– И то, и другое. Он чувствовал с ней большую близость, чем любой из нас. Эти его странные разговоры с ней, то, как он ей пел, когда был маленьким, – помнишь? А как часто он приходил посидеть с ней… Это его убьет.
– Тем не менее, он из полиции.
– Ты думаешь, что мне нужно сказать ему? Что нужно обрушить все это на наши головы?
– На твою голову.
– Я не имею в виду позор и осуждение, тем более никто и не подумает об этом в таком ключе, никто. Я имею в виду предъявление обвинений и суд, газеты, и ради чего? «Очередной врач убил из милосердия…» Это происходит каждый день, мы оба это знаем. Все врачи это знают.
– Нам доверяли. Но больше нет. Доктора всегда под подозрением… После Шипмана 7 и тех дел в Голландии.
– Тем более. Но я сделала то, что сделала, не как врач. Я обеспечила ей тихую кончину, потому что была ее матерью. То, что профессия врача позволила мне выбрать самый подходящий способ, – это просто совпадение.
– Ты не сможешь жить спокойно, пока не расскажешь об этом.
– Я рассказала тебе.
– Лучше бы не рассказывала! – вскрикнул Ричард Серрэйлер, и в этот момент слезы боли и ярости потоком брызнули из его глаз. – Я бы все отдал, чтобы этого не знать.
Сон опустился на нее мгновенно и не принес сновидений, но проснулась она в страхе: стук сердца отдавался в ее барабанных перепонках, между грудей тек пот.

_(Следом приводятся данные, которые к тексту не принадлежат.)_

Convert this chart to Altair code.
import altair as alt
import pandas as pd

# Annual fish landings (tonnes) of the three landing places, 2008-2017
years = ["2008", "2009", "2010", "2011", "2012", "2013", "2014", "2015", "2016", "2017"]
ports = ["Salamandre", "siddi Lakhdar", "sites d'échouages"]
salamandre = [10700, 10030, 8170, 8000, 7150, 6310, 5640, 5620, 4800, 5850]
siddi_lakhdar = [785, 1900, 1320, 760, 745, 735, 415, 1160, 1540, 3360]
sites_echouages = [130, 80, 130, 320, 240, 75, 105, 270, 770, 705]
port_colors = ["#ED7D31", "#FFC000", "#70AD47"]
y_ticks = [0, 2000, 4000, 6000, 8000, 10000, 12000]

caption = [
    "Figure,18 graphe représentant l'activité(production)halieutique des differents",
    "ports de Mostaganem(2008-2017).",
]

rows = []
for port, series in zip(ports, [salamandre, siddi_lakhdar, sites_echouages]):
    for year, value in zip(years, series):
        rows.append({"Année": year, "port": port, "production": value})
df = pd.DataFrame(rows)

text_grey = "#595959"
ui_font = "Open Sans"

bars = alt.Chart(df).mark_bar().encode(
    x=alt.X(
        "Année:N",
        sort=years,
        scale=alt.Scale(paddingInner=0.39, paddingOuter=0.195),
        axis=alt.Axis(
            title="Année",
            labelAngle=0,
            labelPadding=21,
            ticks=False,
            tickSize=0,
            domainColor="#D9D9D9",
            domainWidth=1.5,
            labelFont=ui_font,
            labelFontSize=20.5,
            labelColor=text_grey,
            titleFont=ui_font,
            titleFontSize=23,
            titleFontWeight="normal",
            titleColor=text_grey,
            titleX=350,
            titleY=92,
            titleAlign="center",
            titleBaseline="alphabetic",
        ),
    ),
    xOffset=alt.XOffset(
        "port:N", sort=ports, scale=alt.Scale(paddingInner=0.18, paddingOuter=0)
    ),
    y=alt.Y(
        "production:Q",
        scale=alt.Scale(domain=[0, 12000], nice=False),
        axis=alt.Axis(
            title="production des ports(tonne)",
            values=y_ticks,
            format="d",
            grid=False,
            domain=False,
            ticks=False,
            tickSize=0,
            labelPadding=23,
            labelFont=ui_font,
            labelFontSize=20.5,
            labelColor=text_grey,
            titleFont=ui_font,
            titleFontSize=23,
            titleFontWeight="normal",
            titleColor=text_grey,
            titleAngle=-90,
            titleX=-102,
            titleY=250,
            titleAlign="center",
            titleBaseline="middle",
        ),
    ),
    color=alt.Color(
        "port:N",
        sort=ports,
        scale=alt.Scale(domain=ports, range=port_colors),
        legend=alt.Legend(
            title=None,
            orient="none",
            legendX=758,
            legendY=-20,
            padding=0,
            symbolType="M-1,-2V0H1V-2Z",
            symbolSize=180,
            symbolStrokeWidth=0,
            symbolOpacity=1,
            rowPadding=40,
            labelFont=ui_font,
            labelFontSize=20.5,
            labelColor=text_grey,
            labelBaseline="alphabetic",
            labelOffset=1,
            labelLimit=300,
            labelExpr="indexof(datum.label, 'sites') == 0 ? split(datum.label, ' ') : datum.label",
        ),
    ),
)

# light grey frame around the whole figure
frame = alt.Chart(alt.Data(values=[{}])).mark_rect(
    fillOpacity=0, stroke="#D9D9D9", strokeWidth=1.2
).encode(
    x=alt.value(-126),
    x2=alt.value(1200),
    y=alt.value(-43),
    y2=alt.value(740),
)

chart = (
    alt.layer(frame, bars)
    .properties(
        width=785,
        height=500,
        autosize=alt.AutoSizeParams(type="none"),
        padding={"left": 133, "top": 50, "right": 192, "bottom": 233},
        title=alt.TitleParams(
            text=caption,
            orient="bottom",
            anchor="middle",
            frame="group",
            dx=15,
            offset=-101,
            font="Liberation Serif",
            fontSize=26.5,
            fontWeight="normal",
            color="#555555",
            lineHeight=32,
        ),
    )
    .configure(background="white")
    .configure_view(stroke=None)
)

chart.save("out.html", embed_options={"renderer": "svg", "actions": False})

Ричард лежал в собственной постели на боку, отвернувшись от нее.
Помедлив мгновение, она встала, пошла в ванную и приняла теплый душ. По пути обратно она задумалась, но все же вернулась в спальню. Ричард не шелохнулся. Она немного отдернула шторы. Было тихо, на небе светила яркая неполная луна, выхватывая из тьмы первые цветы на персиковых деревьях, которые в ее сиянии выглядели призрачно. Она выдвинула банкетку из-под ночного столика и села, чтобы поглядеть на сад. «Она никогда не видела всего этого, – поняла Мэриэл, – ничего этого, ни сада, ни дома, ни местности вокруг. Это должен был быть ее дом, но он никогда им не был».
Она помнила, как родилась Марта. Она всю беременность знала, что что-то не так, и однажды попыталась сказать об этом своему мужу, который просто отмахнулся от ее выдумок, сказав, что она абсолютно здоровая молодая женщина, которая справилась с первой беременностью проще, чем имеет право любая мать тройняшек. Она слушала его, но все равно знала. Когда много лет спустя она рассказала об этом Кэт, та не удивилась: «Конечно, такое случается. Ты знала. Ты была права».
Но внешний вид младенца все равно ее шокировал. Она просто лежала, вялая и инертная. У нее была слишком большая голова и бледная, глинистая кожа. Им пришлось постараться, чтобы заставить ее дышать, чего им не следовало делать, как и впоследствии докторам не следовало спасать ее от свинки и краснухи, от легочных инфекций и отита, и от всех других попыток Господа Бога или природы прекратить ее жизнь.